Preparation is the key when you’re finding yourself before the Family Courts. Our Family Courts are open Courts and this means that you can go and sit in the back of the Court and listen to how a Judge deals with cases just like yours. If you are acting on your own behalf, it is worth doing this before your Court case so that you understand the process and the procedure and the way your Judge might deal with matters similar to yours. The Family Courts have recently launched a YouTube site that does contain useful videos of different steps involved in the Court process. There is a wealth of information available online these days that can assist you in preparing and attending at Court. Do take the time to prepare well. A lawyer when representing a client in the Court process will spend many hours preparing the case, fine tuning it and ensuring that all of the relevant evidence is before the Court. When you’re acting on your own behalf, you need to apply the same level of diligence to your case. Seek as much assistance as you can to help you through, but ultimately treat it seriously. Be organised, well prepared and respectful at all times. The Family Courts really should always be seen as a place of last resort for your family after the breakdown of a relationship. Even if you have found yourself in the Courts, you can still reach an agreement with your former spouse along the way so always keep looking for those opportunities, even when it seems that nothing can be agreed.
This week I am presenting an online workshop with more information on what ‘Going to Court’ really means, the documents you need to prepare and what to expect when you get there. You can register for this workshop here.

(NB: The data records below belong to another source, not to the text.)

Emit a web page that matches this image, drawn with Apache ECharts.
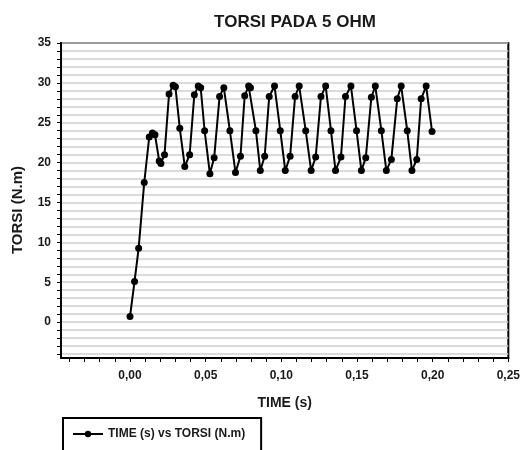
<!DOCTYPE html>
<html>
<head>
<meta charset="utf-8">
<script src="https://cdn.jsdelivr.net/npm/echarts@6/dist/echarts.min.js"></script>
<style>html,body{margin:0;padding:0;background:#fff;}#c{width:523px;height:450px;}</style>
</head>
<body>
<div id="c"></div>
<script>
var timeValues = [0.0, 0.003, 0.0057, 0.0094, 0.0127, 0.0148, 0.0165, 0.0193, 0.0204, 0.0228, 0.0258, 0.0285, 0.030, 0.0329, 0.0362, 0.0394, 0.0425, 0.0451, 0.0467, 0.0493, 0.0528, 0.0556, 0.0592, 0.062, 0.066, 0.0697, 0.073, 0.0758, 0.0784, 0.0796, 0.0832, 0.0861, 0.089, 0.092, 0.0955, 0.0993, 0.1026, 0.1058, 0.1091, 0.1118, 0.1161, 0.1197, 0.1227, 0.1262, 0.1293, 0.1328, 0.1358, 0.1394, 0.1424, 0.146, 0.1497, 0.1529, 0.1558, 0.1595, 0.1621, 0.1661, 0.1694, 0.1727, 0.1766, 0.1792, 0.1832, 0.1863, 0.1895, 0.1924, 0.1957, 0.1996];
var torsiValues = [0.7, 5.1, 9.25, 17.5, 23.2, 23.7, 23.5, 20.2, 19.9, 21.0, 28.6, 29.7, 29.5, 24.3, 19.5, 21.0, 28.5, 29.6, 29.4, 24.0, 18.6, 20.6, 28.3, 29.4, 24.0, 18.75, 20.8, 28.4, 29.6, 29.4, 24.0, 19.0, 20.8, 28.3, 29.6, 24.0, 19.0, 20.8, 28.3, 29.6, 24.0, 19.0, 20.7, 28.3, 29.6, 24.0, 19.0, 20.7, 28.3, 29.6, 24.0, 19.0, 20.6, 28.2, 29.6, 24.0, 19.0, 20.4, 28.0, 29.6, 24.0, 19.0, 20.4, 28.0, 29.6, 23.9];
var xLabelValues = [0, 0.05, 0.10, 0.15, 0.20, 0.25];
var xTickValues = [-0.04, -0.03, -0.02, -0.01, 0, 0.01, 0.02, 0.03, 0.04, 0.05, 0.06, 0.07, 0.08, 0.09, 0.10, 0.11, 0.12, 0.13, 0.14, 0.15, 0.16, 0.17, 0.18, 0.19, 0.20, 0.21, 0.22, 0.23, 0.24, 0.25];
var yLabelValues = [0, 5, 10, 15, 20, 25, 30, 35];
var yTickValues = [-4, -3, -2, -1, 0, 1, 2, 3, 4, 5, 6, 7, 8, 9, 10, 11, 12, 13, 14, 15, 16, 17, 18, 19, 20, 21, 22, 23, 24, 25, 26, 27, 28, 29, 30, 31, 32, 33, 34, 35];
var seriesName = 'TIME (s) vs TORSI (N.m)';

var data = timeValues.map(function (t, i) { return [t, torsiValues[i]]; });
var font = 'Liberation Sans, Arial, sans-serif';
var chart = echarts.init(document.getElementById('c'), null, {renderer: 'canvas'});
chart.setOption({
  backgroundColor: '#fff',
  animation: false,
  title: {
    text: 'TORSI PADA 5 OHM',
    left: 290, top: 9, textAlign: 'center',
    textStyle: {fontFamily: font, fontSize: 17, fontWeight: 'bold', color: '#1a1a1a'}
  },
  grid: {left: 61, right: 12, top: 43, bottom: 92, show: true, borderColor: '#000', borderWidth: 2, backgroundColor: 'transparent'},
  legend: {
    left: 63, top: 418,
    data: [seriesName],
    borderColor: '#000', borderWidth: 2, borderRadius: 0,
    padding: [10, 16, 22, 9],
    itemWidth: 30, itemHeight: 8, itemGap: 5,
    textStyle: {fontFamily: font, fontSize: 12, fontWeight: 'bold', color: '#1a1a1a'}
  },
  xAxis: {
    type: 'value', min: -0.0456, max: 0.25,
    name: 'TIME (s)', nameLocation: 'middle', nameGap: 38,
    nameTextStyle: {fontFamily: font, fontSize: 14, fontWeight: 'bold', color: '#1a1a1a'},
    axisLine: {show: true, onZero: false, lineStyle: {color: '#000', width: 2}},
    axisTick: {show: true, customValues: xTickValues, length: 4, lineStyle: {color: '#000', width: 1}},
    axisLabel: {customValues: xLabelValues, margin: 12, fontFamily: font, fontSize: 12, fontWeight: 'bold', color: '#1a1a1a',
      formatter: function (v) { return v.toFixed(2).replace('.', ','); }},
    splitLine: {show: false}
  },
  yAxis: {
    type: 'value', min: -4.5, max: 35,
    axisLine: {show: true, onZero: false, lineStyle: {color: '#000', width: 2}},
    axisTick: {show: true, customValues: yTickValues, length: 4, lineStyle: {color: '#000', width: 1}},
    axisLabel: {customValues: yLabelValues, margin: 10, fontFamily: font, fontSize: 12, fontWeight: 'bold', color: '#1a1a1a'},
    splitLine: {show: true, lineStyle: {color: '#cfcfcf', width: 1.5}}
  },
  graphic: [{
    type: 'text', x: 18, y: 210, rotation: Math.PI / 2,
    style: {text: 'TORSI (N.m)', fontFamily: font, fontSize: 15, fontWeight: 'bold', fill: '#1a1a1a', align: 'center', verticalAlign: 'middle'}
  }],
  series: [{
    name: seriesName, type: 'line', data: data,
    symbol: 'circle', symbolSize: 7,
    lineStyle: {color: '#000', width: 2},
    itemStyle: {color: '#000'}
  }]
});
</script>
</body>
</html>
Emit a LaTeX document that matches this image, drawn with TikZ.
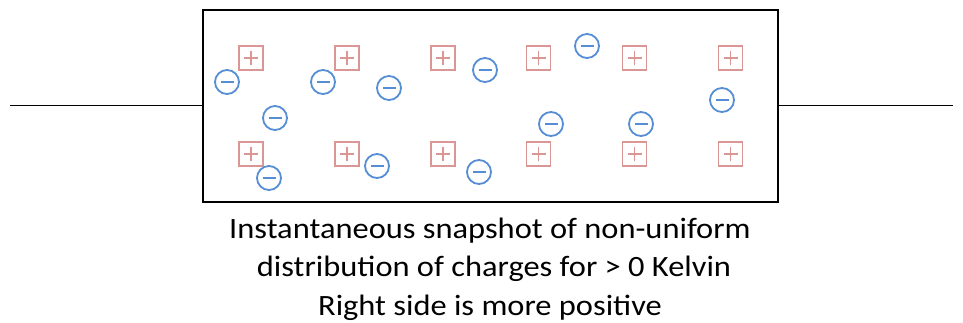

The Family Courts really should always be seen as a place of last resort for your family after the breakdown of a relationship. Even if you have found yourself in the Courts, you can still reach an agreement with your former spouse along the way, so always keep looking for those opportunities, even when it seems that there is no end in sight. And on that note… a final message from me just in case you were thinking of uttering those famous words-“I just want to go to Court!” Trust me- you don’t.